5. Risks & rollback¶
| Risk | Likelihood | Mitigation |
|---|---|---|
Someone's local dev setup breaks because NODE_ENV=production was set accidentally |
Very low | Dev machines shouldn't set NODE_ENV=production. If someone does, the error is self-explanatory and the fix is one env-var unset. |
| A prod deployment with secrets correctly set still throws due to a whitespace/empty-string quirk | Low | The helper checks if (value) (truthy) — empty strings fall through to the prod check. Matches current implicit behaviour where empty env vars get replaced by ?? defaults. |
| Forgotten secret in the audit | Low | The list in Section 1 was derived by grepping every process.env.X ?? '...' in every service's app-config.ts. If I missed one, it still gets the dev default in prod (same as today) — no regression. |
| Helper drift across the 5 copies | Medium long-term | Accepted. Extract to @sa-platform/common when drift becomes a problem. |
Rollback: revert the PR. No persisted state, no schema changes.

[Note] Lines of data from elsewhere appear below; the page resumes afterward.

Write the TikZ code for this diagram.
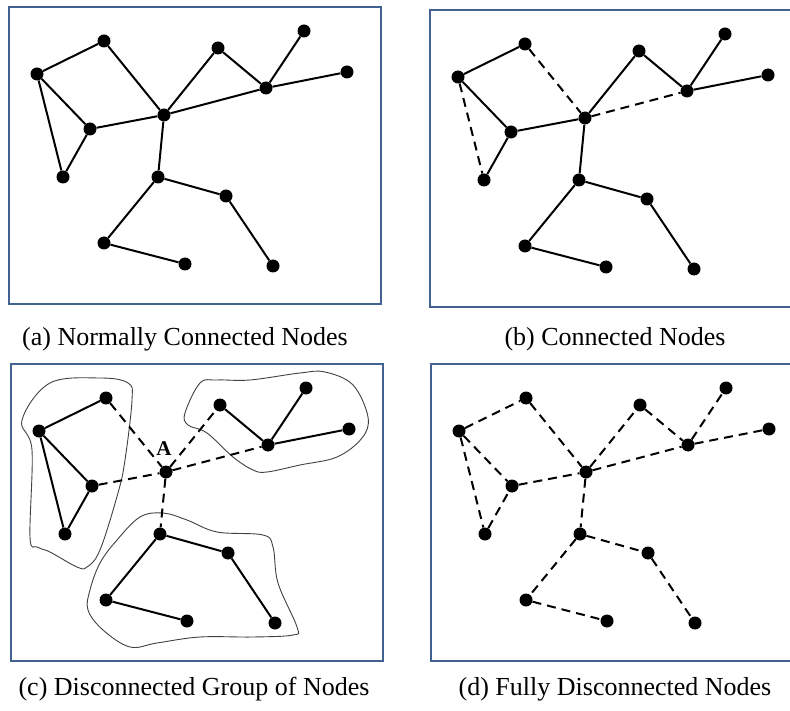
\documentclass[tikz,border=0pt]{standalone}
\usepackage{fontspec}
\setmainfont{Liberation Serif}
\usepackage{tikz}
\usetikzlibrary{positioning}
\definecolor{frameblue}{RGB}{66,99,146}
\tikzset{
  dot/.style   ={circle,fill=black,minimum size=13pt,inner sep=0pt},
  lnk/.style   ={draw=black,line width=2pt},
  cutlnk/.style={lnk,dash pattern=on 9pt off 6pt},
  panel/.style ={draw=frameblue,line width=1.8pt},
  grp/.style   ={draw=black!75,line width=0.9pt},
  captxt/.style={font=\fontsize{26}{30}\selectfont,anchor=base,inner sep=0pt},
}

%% frame + the 14 nodes, same layout in every panel; #1 = name prefix
\newcommand{\placenodes}[1]{%
  \draw[panel] (9,7) rectangle (381,304);
  \foreach \n/\x/\y in {p1/104/41, p2/37/74, p3/90/129, p4/63/177,
      hub/164/115, p6/218/48, p7/266/88, p8/304/31, p9/347/72,
      p10/158/177, p11/226/196, p12/273/266, p13/104/243, p14/185/264}
    \node[dot] (#1\n) at (\x,\y) {};
}

\begin{document}
\begin{tikzpicture}[x=1pt, y=-1pt]
\useasboundingbox (0,0) rectangle (790,711);

%% ---------------- (a) all links up ----------------
\begin{scope}
  \placenodes{a}
  \foreach \u/\v in {p2/p1, p1/hub, p2/p3, p2/p4, p4/p3, p3/hub, hub/p6,
      p6/p7, hub/p7, p7/p8, p7/p9, hub/p10, p10/p11, p11/p12, p10/p13, p13/p14}
    \draw[lnk] (a\u) -- (a\v);
\end{scope}

%% ---------------- (b) three links down ----------------
\begin{scope}[shift={(421,3)}]
  \placenodes{b}
  \foreach \u/\v in {p2/p1, p2/p3, p4/p3, p3/hub, hub/p6, p6/p7,
      p7/p8, p7/p9, hub/p10, p10/p11, p11/p12, p10/p13, p13/p14}
    \draw[lnk] (b\u) -- (b\v);
  \foreach \u/\v in {p1/hub, p2/p4, hub/p7}
    \draw[cutlnk] (b\u) -- (b\v);
\end{scope}

%% ---------------- (c) groups cut off from A ----------------
\begin{scope}[shift={(2,357)}]
  %% group outlines
  \draw[grp] plot[smooth cycle, tension=0.6] coordinates {
    (48,26) (20,63) (30,93) (28,180) (35,190) (48,195) (75,210) (85,210)
    (98,193) (116,136) (123,103) (130,43) (126,26) (98,21)};
  \draw[grp] plot[smooth cycle, tension=0.6] coordinates {
    (183,56) (198,26) (215,23) (248,23) (298,16) (323,15) (351,28) (366,60)
    (360,81) (335,100) (298,108) (265,115) (251,113) (231,100) (205,76) (186,68)};
  \draw[grp] plot[smooth cycle, tension=0.6] coordinates {
    (138,160) (161,156) (185,163) (215,175) (261,178) (271,190) (276,226)
    (295,270) (291,278) (251,280) (198,280) (155,286) (128,290) (101,273)
    (86,253) (88,233) (98,206) (115,183)};
  \placenodes{c}
  \node[font=\bfseries\fontsize{21}{21}\selectfont, inner sep=0pt,
        above=10pt of chub, xshift=-2pt] (lblA) {A};
  \foreach \u/\v in {p2/p1, p2/p3, p2/p4, p4/p3, p6/p7, p7/p8, p7/p9,
      p10/p11, p11/p12, p10/p13, p13/p14}
    \draw[lnk] (c\u) -- (c\v);
  \foreach \u/\v in {p1/hub, p3/hub, hub/p6, hub/p7, hub/p10}
    \draw[cutlnk] (c\u) -- (c\v);
\end{scope}

%% ---------------- (d) every link down ----------------
\begin{scope}[shift={(422,357)}]
  \placenodes{d}
  \foreach \u/\v in {p2/p1, p1/hub, p2/p3, p2/p4, p4/p3, p3/hub, hub/p6,
      p6/p7, hub/p7, p7/p8, p7/p9, hub/p10, p10/p11, p11/p12, p10/p13, p13/p14}
    \draw[cutlnk] (d\u) -- (d\v);
\end{scope}

%% ---------------- captions ----------------
\node[captxt] (capa) at (185,345) {(a) Normally Connected Nodes};
\node[captxt] (capb) at (615,345) {(b) Connected Nodes};
\node[captxt] (capc) at (194,695) {(c) Disconnected Group of Nodes};
\node[captxt] (capd) at (615,695) {(d) Fully Disconnected Nodes};

\end{tikzpicture}
\end{document}
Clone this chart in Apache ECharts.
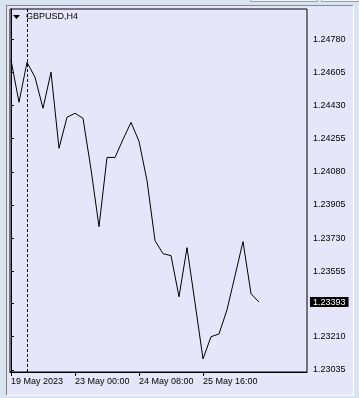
<!DOCTYPE html>
<html><head><meta charset="utf-8">
<script src="https://cdn.jsdelivr.net/npm/echarts@6/dist/echarts.min.js"></script>
<style>html,body{margin:0;padding:0;background:#d8e4f0;}#c{width:359px;height:398px;}</style>
</head><body><div id="c"></div>
<script>
// bar times (H4)
const times = ['19 May 16:00','19 May 20:00','22 May 00:00','22 May 04:00','22 May 08:00','22 May 12:00','22 May 16:00','22 May 20:00',
  '23 May 00:00','23 May 04:00','23 May 08:00','23 May 12:00','23 May 16:00','23 May 20:00','24 May 00:00','24 May 04:00',
  '24 May 08:00','24 May 12:00','24 May 16:00','24 May 20:00','25 May 00:00','25 May 04:00','25 May 08:00','25 May 12:00',
  '25 May 16:00','25 May 20:00','26 May 00:00','26 May 04:00','26 May 08:00','26 May 12:00','26 May 16:00','26 May 20:00'];
// close prices
const closes = [1.24669,1.24447,1.24658,1.24579,1.24415,1.24606,1.24204,1.24368,
  1.24389,1.24362,1.24093,1.23791,1.24156,1.24156,1.24251,1.24341,
  1.24241,1.24034,1.23717,1.23648,1.23638,1.23421,1.23680,1.23389,
  1.23093,1.23210,1.23225,1.23352,1.23532,1.23712,1.23437,1.23393];
// axis ticks
const xTickIdx = [0, 8, 16, 24];
const xTickText = ['19 May 2023', '23 May 00:00', '24 May 08:00', '25 May 16:00'];
const yTicks = [1.23035,1.23210,1.23385,1.23555,1.23730,1.23905,1.24080,1.24255,1.24430,1.24605,1.24780];
const yTickText = ['1.23035','1.23210','1.23385','1.23555','1.23730','1.23905','1.24080','1.24255','1.24430','1.24605','1.24780'];
const separatorIdx = 2;
const symbol = 'GBPUSD,H4';
const lastPrice = 1.23393;

const chart = echarts.init(document.getElementById('c'), null, {renderer:'canvas'});
const F = 'Liberation Sans';
const data = closes.map((v,i)=>[i,v]);
const yMin = 1.23024, yMax = 1.24939;
chart.setOption({
  animation:false,
  backgroundColor:'transparent',
  graphic:[
    {type:'rect', z:-10, silent:true, shape:{x:7,y:5,width:346,height:390}, style:{fill:'#e6e6fa', stroke:null}},
    {type:'line', z:-9, silent:true, shape:{x1:6.5,y1:5,x2:6.5,y2:395}, style:{stroke:'#808080',lineWidth:1}},
    {type:'line', z:-9, silent:true, shape:{x1:7,y1:5.5,x2:353,y2:5.5}, style:{stroke:'#8a8a8a',lineWidth:1}},
    {type:'line', z:-9, silent:true, shape:{x1:353.5,y1:5,x2:353.5,y2:396}, style:{stroke:'#ffffff',lineWidth:1}},
    {type:'line', z:-9, silent:true, shape:{x1:7,y1:395.5,x2:354,y2:395.5}, style:{stroke:'#ffffff',lineWidth:1}},
    {type:'rect', z:-9, silent:true, shape:{x:250.5,y:-3.5,width:67,height:5}, style:{fill:'#eef2f8',stroke:'#9aa4b0',lineWidth:1}},
    {type:'rect', z:-9, silent:true, shape:{x:321.5,y:-3.5,width:40,height:5}, style:{fill:'#eef2f8',stroke:'#9aa4b0',lineWidth:1}},
    {type:'polygon', silent:true, shape:{points:[[13,15],[20,15],[16.5,19]]}, style:{fill:'#000'}}
  ],
  title:{text:symbol, left:26, top:12, padding:0, textStyle:{fontFamily:F, fontSize:9, fontWeight:'normal', color:'#000'}},
  grid:{left:10, right:52, top:9, bottom:26, show:true, borderColor:'#000', borderWidth:1, backgroundColor:'#e6e6fa'},
  xAxis:{type:'value', min:-0.125, max:37,
    axisLine:{lineStyle:{color:'#000',width:1}},
    axisTick:{show:true, length:4, lineStyle:{color:'#000'}, customValues:xTickIdx},
    axisLabel:{customValues:xTickIdx, align:'left', margin:5, color:'#000', fontFamily:F, fontSize:9,
      formatter:(v)=>{const k=xTickIdx.indexOf(Math.round(v)); return k>=0?xTickText[k]:'';}},
    splitLine:{show:false}},
  yAxis:[{type:'value', position:'right', min:yMin, max:yMax, scale:true,
    axisLine:{show:true, lineStyle:{color:'#000',width:1}},
    axisTick:{show:true, length:3, lineStyle:{color:'#000'}, customValues:yTicks},
    axisLabel:{customValues:yTicks, margin:6, color:'#000', fontFamily:F, fontSize:9,
      formatter:(v)=>{let best=0; for(let i=0;i<yTicks.length;i++){if(Math.abs(yTicks[i]-v)<Math.abs(yTicks[best]-v))best=i;} return yTickText[best];}},
    splitLine:{show:false}},
   {type:'value', position:'right', min:yMin, max:yMax, scale:true, z:5,
    axisLine:{show:false}, axisTick:{show:false}, splitLine:{show:false},
    axisLabel:{customValues:[lastPrice], margin:3, color:'#fff', backgroundColor:'#000', padding:[1,3,0,3],
      fontFamily:F, fontSize:9, formatter:()=>lastPrice.toFixed(5)}}],
  series:[{
    type:'line', data:data, showSymbol:false, symbol:'none', smooth:false, z:10,
    lineStyle:{color:'#000', width:1}, silent:true,
    markLine:{silent:true, symbol:['none','none'], animation:false,
      data:[
        {xAxis:separatorIdx, lineStyle:{color:'#000', width:1, type:[3,2]}, label:{show:false}}
      ]}
  }]
});
</script></body></html>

6. Out of scope — follow-ups¶
- Extract
prodRequiredto@sa-platform/common. - Adopt a schema-validation library (zod) for a more expressive config model.
- Integrate with a cloud secret manager (Secrets Manager, Vault).
- Add a CI job that boots every service with
NODE_ENV=productionand no secrets, asserts it throws — cheap insurance that nobody accidentally removes the guard later.